MasterContext:
Master上下文
private Map<Channel, MasterWorkerHolder> workers=new ConcurrentHashMap<Channel, MasterWorkerHolder>();
private ApplicationContext applicationContext;
private Master master;
private Scheduler scheduler;
private Dispatcher dispatcher;//调度任务 jobId
private Queue<JobElement> queue=new ArrayBlockingQueue<JobElement>(10000);//调试任务 debugId
private Queue<JobElement> debugQueue=new ArrayBlockingQueue<JobElement>(1000);//手动任务 historyId
private Queue<JobElement> manualQueue=new ArrayBlockingQueue<JobElement>(1000);
private MasterHandler handler;
private MasterServer server;
private ExecutorService threadPool=Executors.newCachedThreadPool();
private ScheduledExecutorService schedulePool=Executors.newScheduledThreadPool(5);
内容说明:
- workers: 维护了与所有worker的rpc通信管道,同时包含了worker的心跳信息,(内存、正在跑的任务、心跳时间戳、worker host标识)
- applicationContext:spring 管理数据库对象;
- master: master中初始化了对Dispatcher的监听,同时维护了两个线程,一个线程将任务池中的任务分配给当前最合适的worker机器,并启动;另个线程用了监测与worker的心跳连接,对于超时一分钟的则进行关闭;
- scheduler: 开源框架quartz的调度api,对于周期性的任务调度,zeus使用quarz的调度策略来进行调度;
- dispatcher: 事件分发类;
- queue: 正常调度的任务池;
- debugQueue: 调试任务的任务池;
- manualQueue: 手动任务的任务池;
- handler: master与web和worker的rpc通信封装类;
- server: 主节点 master netty服务器启动;
- threadPool: 主节点rpc通信线程池;
- schedulePool: 主节点调度线程池;
JobController:
任务控制器:
private final String jobId;
private CacheJobDescriptor cache;
private JobHistoryManager jobHistoryManager;
private GroupManager groupManager;
private Master master;
private MasterContext context;
任务状态的控制器,每个任务对应一个 JobController;通过接受不同的事件,来转换任务的状态机状态,从而到达管理任务生命周期的作用;
Zeus 中设定的任务的触发方式分为三种:
/** * 触发任务执行的3种类型
* 1: 定时执行
* 2:手动执行(不产生连锁反应)
* 3:手动恢复(产生连锁反应)
*
*/
public enum TriggerType{
SCHEDULE(1),MANUAL(2),MANUAL_RECOVER(3);
public String toName(){
if(id==1){
return "自动调度";
}else if(id==2){
return "手动触发";
}else if(id==3){
return "手动恢复";
}
return "未知";
}
Zeus中设定的任务状态:
/**
* WAIT:
* Job没有开始,或者Job依赖的任务没有全部完成
* RUNNING
* Job正在运行中
* SUCCESS
* Job运行成功(瞬间状态)
* FAILED
* Job运行失败(瞬间状态)
* @author zhoufang
*
*/
public enum Status{
WAIT("wait"),RUNNING("running"),SUCCESS("success"),FAILED("failed");
Zeus中设定任务的大的类型:
public enum JobRunType {
MapReduce("main"), Shell("shell"), Hive("hive");
Zeus中设定的任务调度的类型:
public enum JobScheduleType {
Independent(0), Dependent(1), CyleJob(2);
如果job控制器的任务调度类型是Independent,表示这个任务是独立的任务,仅仅依靠调度周期来触发,不会由其他的任务调度起来。

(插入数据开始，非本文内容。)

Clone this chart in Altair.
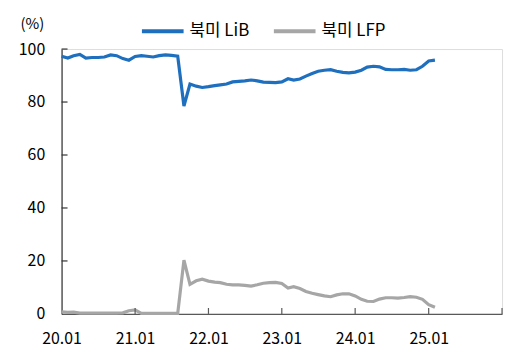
import altair as alt
import pandas as pd

# Monthly data, Jan 2020 - Feb 2025
months = [f"{2020 + i // 12}-{i % 12 + 1:02d}-01" for i in range(62)]
lib = [97.3, 96.6, 97.5, 98.0, 96.6, 96.8, 96.8, 97.0, 97.8, 97.5,
       96.4, 95.8, 97.2, 97.5, 97.3, 97.0, 97.5, 97.8, 97.6, 97.3,
       78.5, 86.8, 86.0, 85.5, 85.8, 86.2, 86.5, 86.8, 87.6, 87.8,
       88.0, 88.3, 88.0, 87.5, 87.4, 87.3, 87.6, 88.8, 88.3, 88.7,
       89.8, 90.8, 91.6, 92.0, 92.2, 91.6, 91.2, 91.0, 91.3, 92.0,
       93.2, 93.5, 93.3, 92.3, 92.2, 92.2, 92.3, 92.0, 92.2, 93.5,
       95.5, 95.8]
lfp = [0.8, 0.6, 0.7, 0.3, 0.3, 0.3, 0.3, 0.3, 0.3, 0.3,
       0.4, 1.2, 1.5, 0.2, 0.2, 0.2, 0.2, 0.2, 0.2, 0.2,
       20.3, 11.2, 12.5, 13.1, 12.4, 12.0, 11.8, 11.2, 11.0, 11.0,
       10.8, 10.5, 11.0, 11.6, 11.8, 11.9, 11.5, 9.8, 10.3, 9.6,
       8.5, 7.8, 7.3, 6.8, 6.5, 7.2, 7.6, 7.6, 6.8, 5.5,
       4.8, 4.7, 5.6, 6.1, 6.1, 6.0, 6.2, 6.5, 6.3, 5.5,
       3.5, 2.5]
series_names = ["북미 LiB", "북미 LFP"]
colors = ["#1F6FBF", "#A6A6A6"]
x_label_years = [2020, 2021, 2022, 2023, 2024, 2025]
x_tick_years = [2021, 2022, 2023, 2024, 2025, 2026]
y_ticks = [0, 20, 40, 60, 80, 100]

FONT = "Noto Sans CJK KR"

df = pd.DataFrame({
    "date": months * 2,
    "value": lib + lfp,
    "series": [series_names[0]] * len(lib) + [series_names[1]] * len(lfp),
})
xt_df = pd.DataFrame({"date": [f"{y}-01-01" for y in x_tick_years]})
yt_df = pd.DataFrame({"v": y_ticks[1:]})

x_dates = [alt.DateTime(year=y, month=1, date=1, utc=True) for y in x_label_years]
x_scale = alt.Scale(type="utc", domain=[alt.DateTime(year=2020, month=1, date=1, utc=True),
                                        alt.DateTime(year=2026, month=1, date=1, utc=True)])
y_scale = alt.Scale(domain=[0, 100])

x_axis = alt.Axis(values=x_dates,
                  labelExpr="utcFormat(datum.value, '%y.%m')",
                  tickSize=0, grid=False, domainColor="#595959",
                  domainWidth=1.2, labelFontSize=16, labelFont=FONT,
                  labelColor="#000000", labelPadding=17,
                  labelFlush=False, title=None)
y_axis = alt.Axis(values=y_ticks, tickSize=0, grid=False,
                  domainColor="#333333", domainWidth=1.2,
                  labelFontSize=16, labelFont=FONT, labelColor="#000000",
                  labelPadding=17, title="(%)", titleAngle=0, titleX=-30, titleY=-26,
                  titleAlign="center", titleBaseline="middle",
                  titleFontSize=15, titleFont=FONT, titleFontWeight="normal",
                  titleColor="#000000")

lines = alt.Chart(df).mark_line(strokeWidth=3.2).encode(
    x=alt.X("date:T", scale=x_scale, axis=x_axis),
    y=alt.Y("value:Q", scale=y_scale, axis=y_axis),
    color=alt.Color("series:N", sort=series_names,
                    scale=alt.Scale(domain=series_names, range=colors),
                    legend=alt.Legend(orient="none", legendX=79, legendY=-41,
                                      direction="horizontal", title=None,
                                      symbolType="stroke", symbolSize=1764,
                                      symbolStrokeWidth=4, labelFontSize=17,
                                      labelFont=FONT, labelColor="#000000",
                                      labelOffset=4, columnPadding=16)),
)

xticks = alt.Chart(xt_df).mark_rule(color="#595959", strokeWidth=1.2).encode(
    x=alt.X("date:T", scale=x_scale, axis=x_axis),
    y=alt.value(267), y2=alt.value(261),
)
yticks = alt.Chart(yt_df).mark_rule(color="#333333", strokeWidth=1.2).encode(
    y=alt.Y("v:Q", scale=y_scale, axis=y_axis),
    x=alt.value(0), x2=alt.value(6),
)

chart = alt.layer(lines, xticks, yticks).properties(
    width=444, height=267,
    autosize=alt.AutoSizeParams(type="none"),
    padding={"left": 54, "top": 40, "right": 5, "bottom": 38},
).configure_view(stroke=None).configure(font=FONT)

chart.save("out.html", embed_options={"renderer": "svg", "actions": False})
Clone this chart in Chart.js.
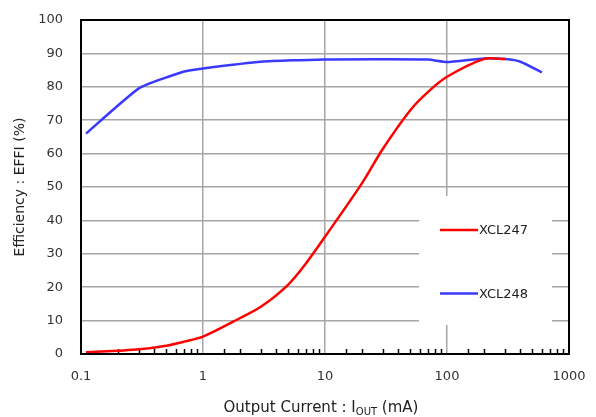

而Dependent类型的则是说任务依赖于上层任务的触发。cycle 任务分为天任务和小时任务,
public void handleEvent(AppEvent event) {
try {
if (event instanceof JobSuccessEvent) {
successEventHandle((JobSuccessEvent) event);
} else if (event instanceof JobFailedEvent) {
failedEventHandle((JobFailedEvent) event);
} else if (event instanceof ScheduleTriggerEvent) {
triggerEventHandle((ScheduleTriggerEvent) event);
} else if (event instanceof JobMaintenanceEvent) {
maintenanceEventHandle((JobMaintenanceEvent) event);
} else if (event.getType() == Events.Initialize) {
initializeEventHandle();
}
} catch (Exception e) {
// catch所有的异常,保证本job的异常不影响其他job的运行
ScheduleInfoLog.error("JobId:" + jobId + " handleEvent error", e);
}
}
处理 JobSuccessEvent 事件:
private void successEventHandle(JobSuccessEvent event) {
if (event.getTriggerType() == TriggerType.MANUAL) {
return;
}
String eId = event.getJobId();
JobDescriptor jobDescriptor = cache.getJobDescriptor();
if (jobDescriptor == null) {
autofix();
return;
}
if (!jobDescriptor.getAuto()) {
return;
}
if (jobDescriptor.getScheduleType() == JobScheduleType.Independent) {
return;
}
if (jobDescriptor.getScheduleType() == JobScheduleType.CyleJob) {
cycleJobSuccessHandle(event);
return;
}
if (!jobDescriptor.getDependencies().contains(eId)) {
return;
}
JobStatus jobStatus = null;
synchronized (this) {
jobStatus = groupManager.getJobStatus(jobId);
JobBean bean = groupManager.getUpstreamJobBean(jobId);
String cycle = bean.getHierarchyProperties().getProperty(
PropertyKeys.DEPENDENCY_CYCLE);
if (cycle != null && !"".equals(cycle)) {
Map<String, String> dep = jobStatus.getReadyDependency();
if ("sameday".equals(cycle)) {
SimpleDateFormat format = new SimpleDateFormat("yyyy-MM-dd");
String now = format.format(new Date());
for (String key : new HashSet<String>(dep.keySet())) {
String d = format.format(new Date(Long.valueOf(dep
.get(key))));
if (!now.equals(d)) {
jobStatus.getReadyDependency().remove(key);
ScheduleInfoLog.info("JobId:" + jobId
+ " remove overdue dependency " + key);
}
}
}
}
ScheduleInfoLog.info("JobId:" + jobId
+ " received a successed dependency job with jobId:"
+ event.getJobId());
ScheduleInfoLog.info("JobId:" + jobId + " the dependency jobId:"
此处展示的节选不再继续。